BALITA MULA SA:
By Sheila Crisostomo (The Philippine Star) | Updated July 14, 2013 - 12:00am
MANILA, Philippines - Health workers are up in arms after the Philippine General Hospital (PGH) stopped providing free basic laboratory services to charity patients starting last Friday.
Jossel Ebesate, president of the Alliance of Health Workers (AHW), said PGH’s decision is deplorable and detrimental to poor patients.
“They just came up with a memorandum, implementing that without consultation with the patients and even the implementers of services like the doctors, the nurses, the medical technologies and others. It is not beneficial to poor patients,” Ebesate said in Filipino.
He also claimed that the memorandum was dated July 4 and signed by PGH director Jose Gonzales and approved by the Board of Regents of the University of the Philippines (UP) that runs the PGH.
The policy covers complete blood count, urinalysis, x-ray and other basic laboratory services.
In a statement to The STAR, Margarita Lat-Luna, PGH deputy director for fiscal services, denied that such free services had been suspended.
“The statement is attributed to the fact that all lab exams have rates now, but it doesn’t automatically mean that the cost will not be waived,” Luna said.
“Rates were assigned so that we can quantify the cost of services that are not charged to the patients,” she noted.
“Monthly, we have reports of how much is waived. The first basic exams are automatically waived,” she added.
Ebesate, however, said that patients who want fees to be waived would have to seek approval from the department heads, thus prolonging the process.
“Before, patients have already had to endure a long wait before they could undergo free laboratory. With this policy, we can expect them to wait much longer because they have to get the approval first. It’s like having no free labs at all,” he added.
Ebesate also said that Gonzales first attempted to implement the policy “one or two years ago” but it had to be shelved when it met resistance from PGH personnel and patients.
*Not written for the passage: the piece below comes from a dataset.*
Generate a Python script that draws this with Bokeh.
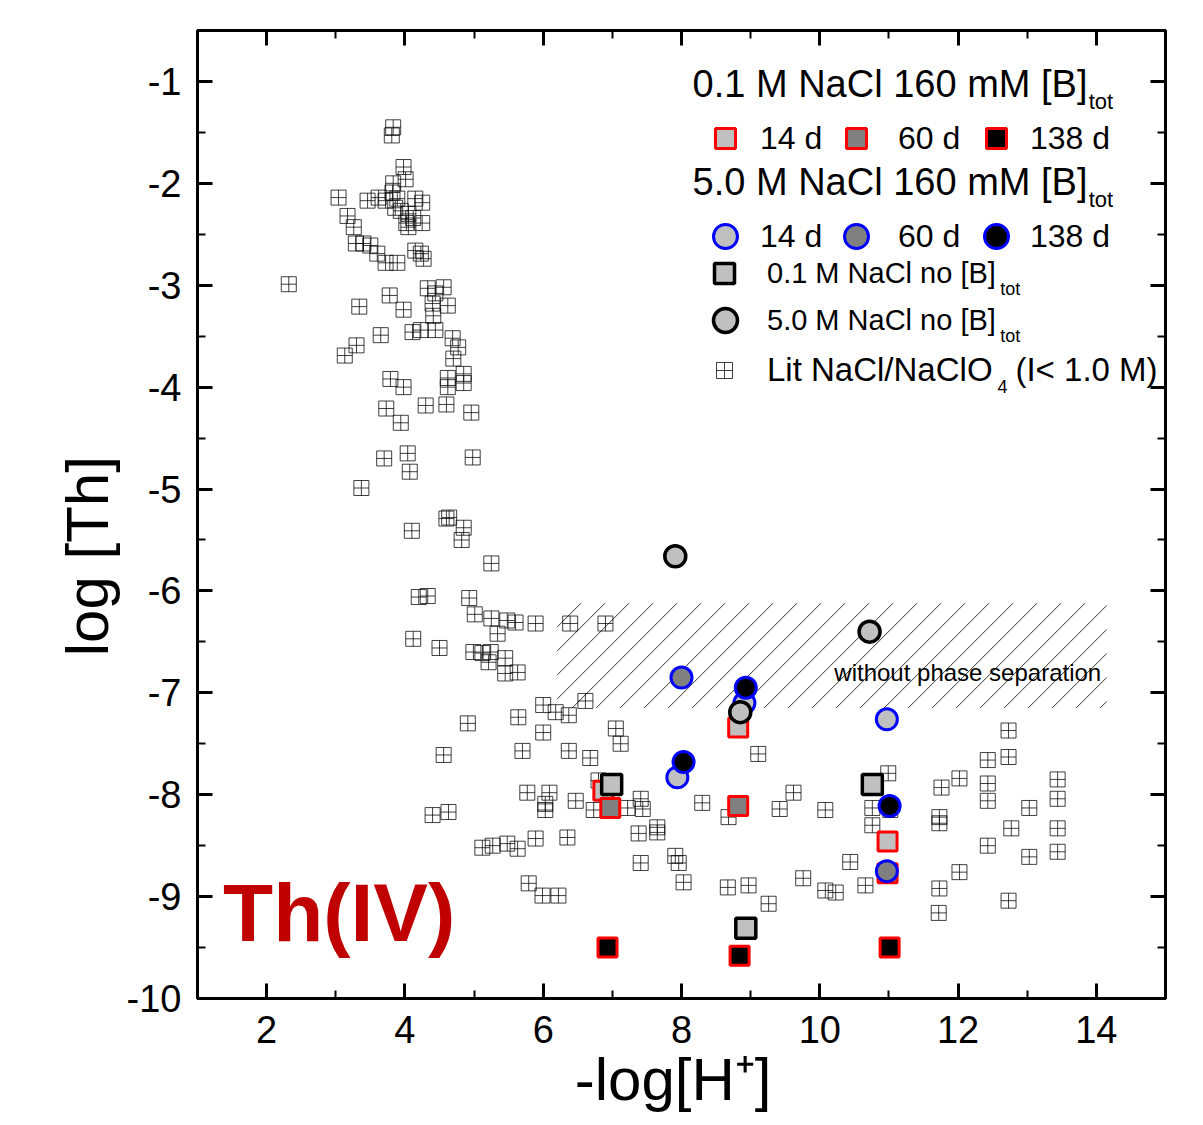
import numpy as np
from bokeh.plotting import figure
from bokeh.models import (Range1d, LinearAxis, SingleIntervalTicker, Label, Legend, LegendItem,
                          CustomLabelingPolicy)
from bokeh.embed import file_html
from bokeh.resources import INLINE

FONT = "Liberation Sans"

# ---------------- data ----------------
# Literature data NaCl/NaClO4 (I < 1.0 M)
lit_x = [3.83, 3.81, 3.98, 4.01, 3.83, 3.82, 3.04, 3.46, 3.62, 3.72, 3.89, 3.86, 3.94, 4.15,
         4.25, 4.05, 4.12, 4.25, 4.02, 4.05, 3.17, 3.26, 3.29, 3.40, 3.50, 3.60, 3.72, 3.89,
         4.15, 4.23, 4.27, 2.32, 3.78, 3.34, 3.98, 4.33, 4.56, 4.44, 4.40, 4.62, 4.41, 3.65,
         4.11, 4.23, 4.44, 4.69, 4.77, 4.70, 4.62, 4.85, 4.85, 4.62, 3.98, 3.79, 3.30, 3.13,
         3.73, 3.94, 4.30, 4.60, 4.96, 3.70, 4.04, 4.07, 4.98, 3.37, 4.60, 4.64, 4.85, 4.82,
         4.10, 5.25, 4.20, 4.33, 4.93, 5.01, 5.25, 5.48, 5.60, 5.89, 6.39, 6.90, 5.34, 4.12,
         4.50, 4.99, 5.12, 5.24, 5.21, 5.45, 5.45, 5.63, 4.91, 4.56, 6.00, 6.18, 6.37, 6.61,
         5.64, 6.00, 7.05, 7.12, 5.70, 6.37, 6.68, 6.80, 5.77, 6.09, 6.03, 6.03, 6.47, 6.73,
         7.22, 7.41, 7.44, 7.65, 7.65, 7.38, 8.30, 4.40, 4.63, 5.12, 5.27, 5.48, 5.63, 5.89,
         6.35, 7.41, 7.91, 7.96, 8.03, 5.79, 5.99, 6.22, 8.68, 9.42, 9.62, 10.08, 9.11, 10.99,
         10.76, 10.76, 8.67, 8.97, 9.26, 9.76, 10.08, 10.23, 10.66, 10.44, 12.73, 12.73, 12.43,
         12.02, 11.76, 12.43, 12.43, 13.44, 13.44, 13.03, 11.02, 11.73, 11.73, 12.77, 13.44,
         13.03, 13.44, 12.43, 12.02, 11.73, 11.72, 12.73]
lit_y = [-1.45, -1.53, -1.84, -1.96, -2.00, -2.09, -2.14, -2.17, -2.14, -2.17, -2.15, -2.24,
         -2.27, -2.15, -2.19, -2.30, -2.34, -2.39, -2.39, -2.43, -2.32, -2.43, -2.59, -2.59,
         -2.61, -2.69, -2.78, -2.78, -2.66, -2.69, -2.74, -2.99, -3.10, -3.21, -3.24, -3.03,
         -3.02, -3.08, -3.18, -3.20, -3.30, -3.49, -3.46, -3.44, -3.44, -3.52, -3.61, -3.72,
         -3.91, -3.87, -3.96, -4.00, -4.00, -3.92, -3.59, -3.69, -4.21, -4.35, -4.18, -4.17,
         -4.25, -4.70, -4.65, -4.83, -4.69, -4.99, -5.29, -5.28, -5.38, -5.50, -5.41, -5.73,
         -6.06, -6.05, -6.07, -6.23, -6.27, -6.29, -6.31, -6.32, -6.32, -6.32, -6.42, -6.47,
         -6.56, -6.60, -6.61, -6.60, -6.70, -6.66, -6.81, -6.80, -7.30, -7.61, -7.12, -7.19,
         -7.22, -7.08, -7.24, -7.39, -7.35, -7.50, -7.57, -7.57, -7.64, -7.86, -7.98, -7.98,
         -8.09, -8.15, -8.06, -8.15, -8.13, -8.04, -8.14, -8.32, -8.37, -8.38, -8.08, -8.20,
         -8.17, -8.52, -8.50, -8.48, -8.53, -8.43, -8.42, -8.67, -8.60, -8.67, -8.86, -8.87,
         -8.99, -8.99, -8.22, -8.14, -7.98, -8.15, -7.60, -7.79, -8.13, -8.30, -8.91, -8.89,
         -9.07, -8.82, -8.94, -8.96, -8.89, -8.66, -7.37, -7.63, -7.66, -7.84, -7.93, -7.89,
         -8.06, -7.85, -8.04, -8.13, -8.15, -8.22, -8.28, -8.33, -8.33, -8.61, -8.56, -8.50,
         -8.76, -8.92, -9.16, -9.04]

# 0.1 M NaCl, 160 mM [B]tot
b01_14d_x = [6.87, 8.82, 10.98]
b01_14d_y = [-7.96, -7.34, -8.46]
b01_60d_x = [6.97, 8.82, 10.98]
b01_60d_y = [-8.13, -8.11, -8.77]
b01_138d_x = [6.93, 8.84, 11.01]
b01_138d_y = [-9.50, -9.58, -9.50]
# 5.0 M NaCl, 160 mM [B]tot
b50_14d_x = [7.94, 8.91, 10.97]
b50_14d_y = [-7.83, -7.10, -7.26]
b50_60d_x = [8.00, 10.97]
b50_60d_y = [-6.85, -8.75]
b50_138d_x = [8.03, 8.93, 11.01]
b50_138d_y = [-7.68, -6.95, -8.11]
# no [B]tot
nob01_x = [6.99, 8.93, 10.76]
nob01_y = [-7.90, -9.31, -7.90]
nob50_x = [7.91, 8.85, 10.72]
nob50_y = [-5.66, -7.19, -6.40]

# region without phase separation
region_x = [6.2, 14.15]
region_y = [-7.15, -6.12]

y_tick_values = [-1, -2, -3, -4, -5, -6, -7, -8, -9, -10]
x_ticks_interval = 2
y_ticks_interval = 1

X_RANGE = (1, 15)
Y_RANGE = (-10, -0.5)
FRAME_W, FRAME_H = 968, 968

# ---------------- figure ----------------
NB = "\u00A0"
p = figure(width=1193, height=1123, x_range=Range1d(*X_RANGE), y_range=Range1d(*Y_RANGE),
           output_backend="svg", toolbar_location=None,
           min_border_left=197, min_border_right=28, min_border_top=30, min_border_bottom=125,
           x_axis_label="-log[H\u207A]" + NB, y_axis_label="log [Th]" + NB * 5)
p.xgrid.visible = False
p.ygrid.visible = False
p.outline_line_color = "black"
p.outline_line_width = 3
p.background_fill_color = "white"

p.xaxis.ticker = SingleIntervalTicker(interval=x_ticks_interval, num_minor_ticks=2)
p.yaxis.ticker = SingleIntervalTicker(interval=y_ticks_interval, num_minor_ticks=2)
p.yaxis.major_label_overrides = {v: str(v) for v in y_tick_values}


def style_axis(ax, labels=True):
    ax.axis_line_width = 3
    ax.axis_line_color = "black"
    ax.major_tick_in = 15
    ax.major_tick_out = 0
    ax.minor_tick_in = 8
    ax.minor_tick_out = 0
    ax.major_tick_line_width = 3
    ax.minor_tick_line_width = 2
    ax.major_tick_line_color = "black"
    ax.minor_tick_line_color = "black"
    ax.major_label_text_font = FONT
    ax.major_label_text_color = "black"
    if labels:
        ax.major_label_text_font_size = "38px"
        ax.axis_label_text_font = FONT
        ax.axis_label_text_font_size = "60px"
        ax.axis_label_text_font_style = "normal"
        ax.axis_label_text_color = "black"
    else:
        # mirror axis: ticks only, no labels drawn
        ax.major_label_text_font_size = "1px"
        ax.major_label_policy = CustomLabelingPolicy(
            code="for (const i of indices) { if (false) yield i }")
        ax.major_label_standoff = 0


style_axis(p.xaxis[0])
style_axis(p.yaxis[0])
p.xaxis.major_label_standoff = 17
p.xaxis.axis_label_standoff = 0
p.yaxis.major_label_standoff = 16
p.yaxis.axis_label_standoff = 3

top_ax = LinearAxis(ticker=SingleIntervalTicker(interval=x_ticks_interval, num_minor_ticks=2))
right_ax = LinearAxis(ticker=SingleIntervalTicker(interval=y_ticks_interval, num_minor_ticks=2))
style_axis(top_ax, labels=False)
style_axis(right_ax, labels=False)
p.add_layout(top_ax, "above")
p.add_layout(right_ax, "right")

# hatched region (45 degree lines on screen, ~24 px apart horizontally)
px_x = FRAME_W / (X_RANGE[1] - X_RANGE[0])
px_y = FRAME_H / (Y_RANGE[1] - Y_RANGE[0])
slope = px_x / px_y
step = 24 / px_x
left, right = region_x
bottom, top = region_y
span = (top - bottom) / slope
starts = np.arange(left - span, right, step)
hx0 = np.maximum(starts, left)
hx1 = np.minimum(starts + span, right)
hy0 = bottom + (hx0 - starts) * slope
hy1 = bottom + (hx1 - starts) * slope
keep = hx1 > hx0
p.segment(hx0[keep], hy0[keep], hx1[keep], hy1[keep], line_color="#333333", line_width=1)

# literature
r_lit = p.scatter(lit_x, lit_y, marker="square_cross", size=15, fill_color=None,
                  line_color="black", line_alpha=0.75, line_width=1)

LG, MG = "#C0C0C0", "#808080"
r_b01_14 = p.scatter(b01_14d_x, b01_14d_y, marker="square", size=19, fill_color=LG,
                     line_color="#FF0000", line_width=3)
r_b01_60 = p.scatter(b01_60d_x, b01_60d_y, marker="square", size=19, fill_color=MG,
                     line_color="#FF0000", line_width=3)
r_b01_138 = p.scatter(b01_138d_x, b01_138d_y, marker="square", size=19, fill_color="black",
                      line_color="#FF0000", line_width=3)
r_b50_14 = p.scatter(b50_14d_x, b50_14d_y, marker="circle", size=21, fill_color=LG,
                     line_color="#0000FF", line_width=3)
r_b50_60 = p.scatter(b50_60d_x, b50_60d_y, marker="circle", size=21, fill_color=MG,
                     line_color="#0000FF", line_width=3)
r_b50_138 = p.scatter(b50_138d_x, b50_138d_y, marker="circle", size=21, fill_color="black",
                      line_color="#0000FF", line_width=3)
r_nob01 = p.scatter(nob01_x, nob01_y, marker="square", size=20, fill_color=LG,
                    line_color="black", line_width=3.5)
r_nob50 = p.scatter(nob50_x, nob50_y, marker="circle", size=21, fill_color=LG,
                    line_color="black", line_width=3.5)


def txt(x, y, s, size, align="left", **kw):
    p.add_layout(Label(x=x, y=y, text=s, text_font=FONT, text_font_size=size,
                       text_color=kw.pop("color", "black"), text_align=align,
                       text_baseline="middle", **kw))


# annotations
txt(12.14, -6.80, "without phase separation", "24px", align="center")
txt(1.37, -9.16, "Th(IV)", "82px", color="#C00000", text_font_style="bold")


# legend
def add_legend(label, renderer, loc, glyph, standoff, size):
    lg = Legend(items=[LegendItem(label=label, renderers=[renderer])], location=loc,
                padding=0, margin=0, spacing=0, glyph_width=glyph, glyph_height=glyph,
                label_height=glyph, label_standoff=standoff,
                label_text_font=FONT, label_text_font_size=size,
                label_text_color="black", label_text_baseline="middle",
                background_fill_alpha=0, border_line_alpha=0)
    p.add_layout(lg)


add_legend("14 d", r_b01_14, (503, 835), 50, 10, "32px")
add_legend("60 d", r_b01_60, (634, 835), 50, 17, "32px")
add_legend("138 d", r_b01_138, (774, 835), 50, 9, "32px")
add_legend("14 d", r_b50_14, (498, 732), 60, 5, "32px")
add_legend("60 d", r_b50_60, (629, 732), 60, 12, "32px")
add_legend("138 d", r_b50_138, (769, 732), 60, 4, "32px")
add_legend("0.1 M NaCl no [B]", r_nob01, (502, 700), 50, 18, "29px")
add_legend("5.0 M NaCl no [B]", r_nob50, (498, 648), 60, 12, "29px")
add_legend("Lit NaCl/NaClO", r_lit, (507, 608), 40, 23, "33px")

txt(8.16, -1.024, "0.1 M NaCl 160 mM [B]", "38px")
txt(13.89, -1.197, "tot", "22px")
txt(8.16, -1.986, "5.0 M NaCl 160 mM [B]", "38px")
txt(13.89, -2.159, "tot", "22px")
txt(12.61, -3.038, "tot", "18px")
txt(12.61, -3.499, "tot", "18px")
txt(12.57, -3.990, "4", "18px")
txt(12.83, -3.83, "(I< 1.0 M)", "33px")

open("out.html", "w").write(file_html(p, INLINE))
“Now they are doing it again. They would cite lack of budget and that they just want to monitor the free services rendered to patients. But what they are sacrificing are the poor patients,” he noted.
Third-year Medicine student Adrian Sampang also expressed concerns that this development would deprive indigent patients of a chance to get quality services at the PGH because laboratory services are vital to the management of their illnesses.
“Being able to get free services is a big help for charity patients. In the first place, they won’t be going to PGH (charity section) if they have the money,” said Sampang, vice-chair of the UP-Manila University Student Council.
He also said that many indigent patients could not even afford some basic medical supplies like gauze and syringes, prompting “kind hearted” medicine students to provide it for them.
“In my personal opinion, services should be free for charity patients. The government should be providing quality and free services especially to those who can afford it,” he added.